> [Your task] Faithfully return all lines, omitting every embedded picture.

##### Dataset excerpt

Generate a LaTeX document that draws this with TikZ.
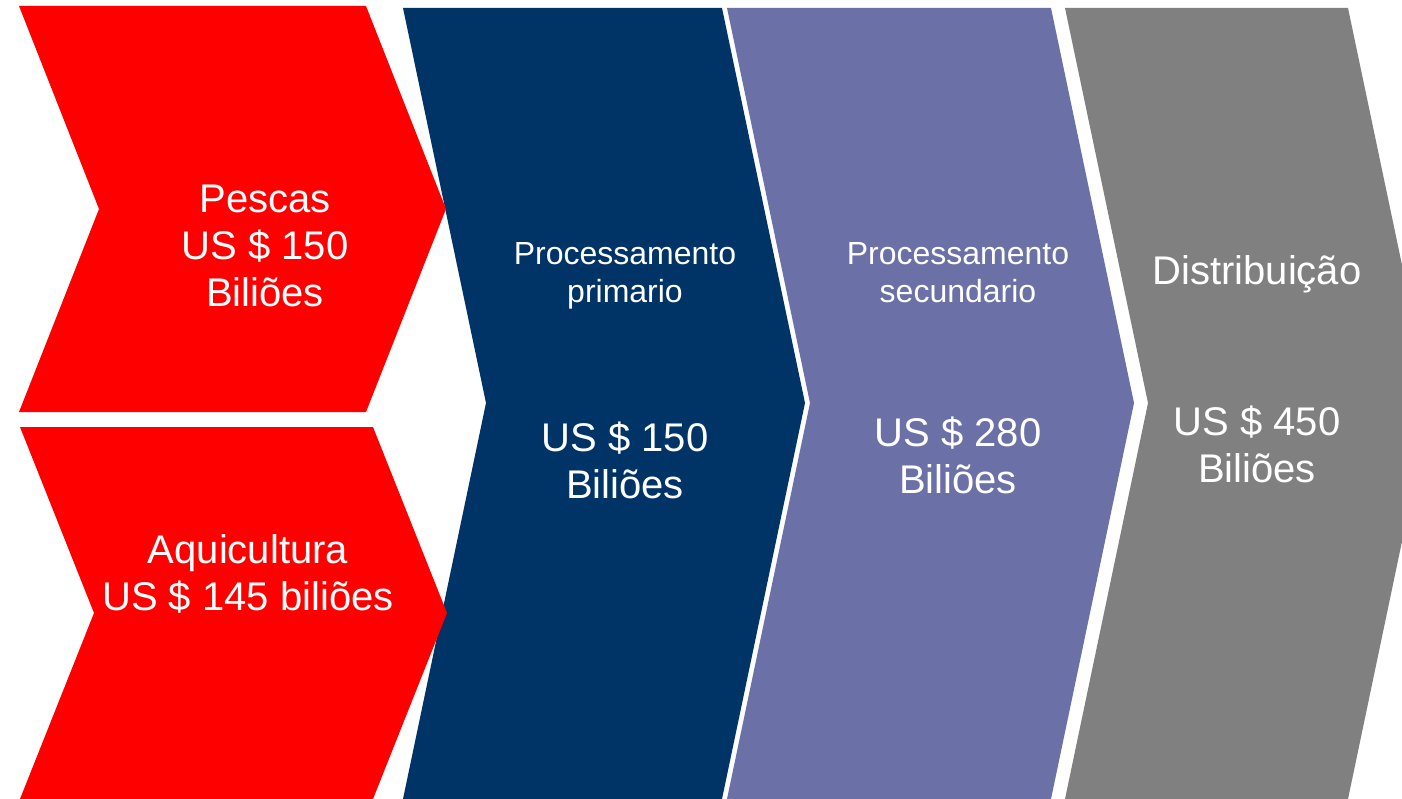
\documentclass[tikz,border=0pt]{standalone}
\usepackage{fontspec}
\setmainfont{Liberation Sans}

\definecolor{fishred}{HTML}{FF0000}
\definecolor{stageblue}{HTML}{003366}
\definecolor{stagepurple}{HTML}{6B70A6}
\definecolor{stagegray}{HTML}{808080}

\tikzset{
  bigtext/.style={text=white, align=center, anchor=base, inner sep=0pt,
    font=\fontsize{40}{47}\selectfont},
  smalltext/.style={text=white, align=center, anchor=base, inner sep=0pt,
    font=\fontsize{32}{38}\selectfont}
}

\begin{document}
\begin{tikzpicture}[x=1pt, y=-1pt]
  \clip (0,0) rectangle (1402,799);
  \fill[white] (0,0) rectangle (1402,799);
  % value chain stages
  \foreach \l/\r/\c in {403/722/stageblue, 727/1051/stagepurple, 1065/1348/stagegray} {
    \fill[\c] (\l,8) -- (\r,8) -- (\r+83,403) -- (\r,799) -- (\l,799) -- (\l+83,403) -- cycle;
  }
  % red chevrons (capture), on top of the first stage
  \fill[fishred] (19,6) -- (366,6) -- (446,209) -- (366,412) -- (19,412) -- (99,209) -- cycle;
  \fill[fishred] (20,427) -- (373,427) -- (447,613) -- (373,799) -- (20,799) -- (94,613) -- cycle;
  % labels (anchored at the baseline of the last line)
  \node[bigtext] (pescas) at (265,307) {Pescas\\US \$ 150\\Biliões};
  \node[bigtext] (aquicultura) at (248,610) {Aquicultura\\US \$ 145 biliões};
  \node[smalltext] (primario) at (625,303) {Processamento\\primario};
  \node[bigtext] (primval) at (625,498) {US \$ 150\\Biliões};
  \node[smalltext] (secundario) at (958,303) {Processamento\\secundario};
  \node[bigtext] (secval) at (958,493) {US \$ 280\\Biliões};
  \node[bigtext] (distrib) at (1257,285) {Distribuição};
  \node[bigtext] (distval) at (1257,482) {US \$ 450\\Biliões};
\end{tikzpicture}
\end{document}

##########

> [Response to this exercise]
Generate a LaTeX document that draws this with TikZ.
\documentclass[tikz,border=0pt]{standalone}
\usepackage{fontspec}
\setmainfont{Liberation Sans}

\definecolor{fishred}{HTML}{FF0000}
\definecolor{stageblue}{HTML}{003366}
\definecolor{stagepurple}{HTML}{6B70A6}
\definecolor{stagegray}{HTML}{808080}

\tikzset{
  bigtext/.style={text=white, align=center, anchor=base, inner sep=0pt,
    font=\fontsize{40}{47}\selectfont},
  smalltext/.style={text=white, align=center, anchor=base, inner sep=0pt,
    font=\fontsize{32}{38}\selectfont}
}

\begin{document}
\begin{tikzpicture}[x=1pt, y=-1pt]
  \clip (0,0) rectangle (1402,799);
  \fill[white] (0,0) rectangle (1402,799);
  % value chain stages
  \foreach \l/\r/\c in {403/722/stageblue, 727/1051/stagepurple, 1065/1348/stagegray} {
    \fill[\c] (\l,8) -- (\r,8) -- (\r+83,403) -- (\r,799) -- (\l,799) -- (\l+83,403) -- cycle;
  }
  % red chevrons (capture), on top of the first stage
  \fill[fishred] (19,6) -- (366,6) -- (446,209) -- (366,412) -- (19,412) -- (99,209) -- cycle;
  \fill[fishred] (20,427) -- (373,427) -- (447,613) -- (373,799) -- (20,799) -- (94,613) -- cycle;
  % labels (anchored at the baseline of the last line)
  \node[bigtext] (pescas) at (265,307) {Pescas\\US \$ 150\\Biliões};
  \node[bigtext] (aquicultura) at (248,610) {Aquicultura\\US \$ 145 biliões};
  \node[smalltext] (primario) at (625,303) {Processamento\\primario};
  \node[bigtext] (primval) at (625,498) {US \$ 150\\Biliões};
  \node[smalltext] (secundario) at (958,303) {Processamento\\secundario};
  \node[bigtext] (secval) at (958,493) {US \$ 280\\Biliões};
  \node[bigtext] (distrib) at (1257,285) {Distribuição};
  \node[bigtext] (distval) at (1257,482) {US \$ 450\\Biliões};
\end{tikzpicture}
\end{document}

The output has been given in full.